AIM:
Do not repeat pictures. Repeat exactly the lines of the listing below from its first line through the line with "(6,7) rectangle (1289,623);".

RECORDED INFORMATION:
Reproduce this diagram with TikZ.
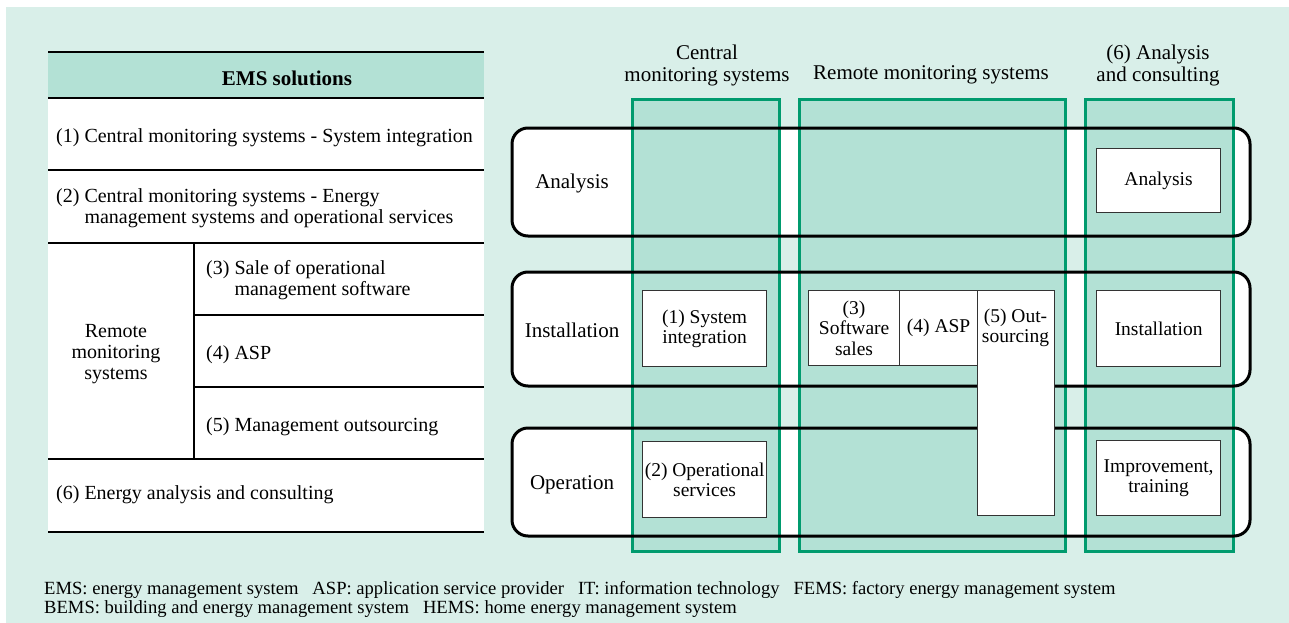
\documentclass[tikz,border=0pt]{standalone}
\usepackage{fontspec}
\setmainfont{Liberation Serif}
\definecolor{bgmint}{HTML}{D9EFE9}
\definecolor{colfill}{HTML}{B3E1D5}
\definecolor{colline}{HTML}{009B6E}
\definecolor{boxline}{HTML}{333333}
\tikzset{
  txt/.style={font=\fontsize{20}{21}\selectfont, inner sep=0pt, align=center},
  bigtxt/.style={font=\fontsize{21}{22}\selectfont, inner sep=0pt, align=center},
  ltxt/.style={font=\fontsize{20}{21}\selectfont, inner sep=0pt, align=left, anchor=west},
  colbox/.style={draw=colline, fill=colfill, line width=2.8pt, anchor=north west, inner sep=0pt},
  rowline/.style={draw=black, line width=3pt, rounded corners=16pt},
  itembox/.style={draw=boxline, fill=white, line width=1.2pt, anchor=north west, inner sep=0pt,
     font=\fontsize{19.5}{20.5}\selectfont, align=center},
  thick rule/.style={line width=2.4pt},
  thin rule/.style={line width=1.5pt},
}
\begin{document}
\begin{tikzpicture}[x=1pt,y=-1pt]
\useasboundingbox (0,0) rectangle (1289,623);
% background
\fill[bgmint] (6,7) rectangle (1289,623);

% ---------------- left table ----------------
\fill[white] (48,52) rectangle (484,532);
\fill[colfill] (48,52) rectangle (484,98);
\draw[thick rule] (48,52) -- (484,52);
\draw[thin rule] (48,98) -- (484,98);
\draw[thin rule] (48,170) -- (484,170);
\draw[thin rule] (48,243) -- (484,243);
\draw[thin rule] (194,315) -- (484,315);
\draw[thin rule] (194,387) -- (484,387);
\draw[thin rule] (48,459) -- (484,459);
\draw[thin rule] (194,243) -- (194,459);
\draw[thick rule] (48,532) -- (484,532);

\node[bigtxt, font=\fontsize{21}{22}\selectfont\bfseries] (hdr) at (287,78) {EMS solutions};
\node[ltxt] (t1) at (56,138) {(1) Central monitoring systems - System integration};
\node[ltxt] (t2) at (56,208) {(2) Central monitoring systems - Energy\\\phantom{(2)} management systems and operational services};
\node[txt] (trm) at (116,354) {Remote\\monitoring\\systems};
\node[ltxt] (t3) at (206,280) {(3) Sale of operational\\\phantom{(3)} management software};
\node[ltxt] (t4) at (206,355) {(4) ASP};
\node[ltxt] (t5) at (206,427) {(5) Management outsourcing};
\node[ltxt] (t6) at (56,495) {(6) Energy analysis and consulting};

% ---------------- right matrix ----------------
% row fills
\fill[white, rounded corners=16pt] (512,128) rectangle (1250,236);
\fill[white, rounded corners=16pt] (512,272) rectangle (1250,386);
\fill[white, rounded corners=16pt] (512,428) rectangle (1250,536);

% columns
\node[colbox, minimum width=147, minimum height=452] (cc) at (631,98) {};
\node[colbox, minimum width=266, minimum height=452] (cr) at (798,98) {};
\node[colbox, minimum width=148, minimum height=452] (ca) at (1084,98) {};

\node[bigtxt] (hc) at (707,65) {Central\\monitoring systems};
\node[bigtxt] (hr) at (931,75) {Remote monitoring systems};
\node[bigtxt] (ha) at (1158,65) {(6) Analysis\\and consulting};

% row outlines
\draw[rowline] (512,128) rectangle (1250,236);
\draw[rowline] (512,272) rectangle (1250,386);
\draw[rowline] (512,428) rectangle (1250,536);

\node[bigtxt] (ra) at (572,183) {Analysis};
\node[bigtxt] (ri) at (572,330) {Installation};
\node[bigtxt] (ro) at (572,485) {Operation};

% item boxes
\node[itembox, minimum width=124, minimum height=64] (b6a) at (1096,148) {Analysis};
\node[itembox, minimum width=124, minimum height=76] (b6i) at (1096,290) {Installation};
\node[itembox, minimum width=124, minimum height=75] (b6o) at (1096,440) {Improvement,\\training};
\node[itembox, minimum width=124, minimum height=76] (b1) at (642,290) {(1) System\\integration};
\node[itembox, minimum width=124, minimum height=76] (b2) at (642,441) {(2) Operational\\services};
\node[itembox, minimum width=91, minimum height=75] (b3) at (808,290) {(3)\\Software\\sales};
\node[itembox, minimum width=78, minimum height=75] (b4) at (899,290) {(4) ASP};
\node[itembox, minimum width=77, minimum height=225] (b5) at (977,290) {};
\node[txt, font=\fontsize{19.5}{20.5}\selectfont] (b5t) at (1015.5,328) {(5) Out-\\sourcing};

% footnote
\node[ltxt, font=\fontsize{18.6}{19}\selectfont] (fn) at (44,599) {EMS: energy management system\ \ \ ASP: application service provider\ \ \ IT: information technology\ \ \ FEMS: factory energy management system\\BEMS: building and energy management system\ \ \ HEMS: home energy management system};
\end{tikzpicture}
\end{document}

ANSWER IN FULL:
Reproduce this diagram with TikZ.
\documentclass[tikz,border=0pt]{standalone}
\usepackage{fontspec}
\setmainfont{Liberation Serif}
\definecolor{bgmint}{HTML}{D9EFE9}
\definecolor{colfill}{HTML}{B3E1D5}
\definecolor{colline}{HTML}{009B6E}
\definecolor{boxline}{HTML}{333333}
\tikzset{
  txt/.style={font=\fontsize{20}{21}\selectfont, inner sep=0pt, align=center},
  bigtxt/.style={font=\fontsize{21}{22}\selectfont, inner sep=0pt, align=center},
  ltxt/.style={font=\fontsize{20}{21}\selectfont, inner sep=0pt, align=left, anchor=west},
  colbox/.style={draw=colline, fill=colfill, line width=2.8pt, anchor=north west, inner sep=0pt},
  rowline/.style={draw=black, line width=3pt, rounded corners=16pt},
  itembox/.style={draw=boxline, fill=white, line width=1.2pt, anchor=north west, inner sep=0pt,
     font=\fontsize{19.5}{20.5}\selectfont, align=center},
  thick rule/.style={line width=2.4pt},
  thin rule/.style={line width=1.5pt},
}
\begin{document}
\begin{tikzpicture}[x=1pt,y=-1pt]
\useasboundingbox (0,0) rectangle (1289,623);
% background
\fill[bgmint] (6,7) rectangle (1289,623);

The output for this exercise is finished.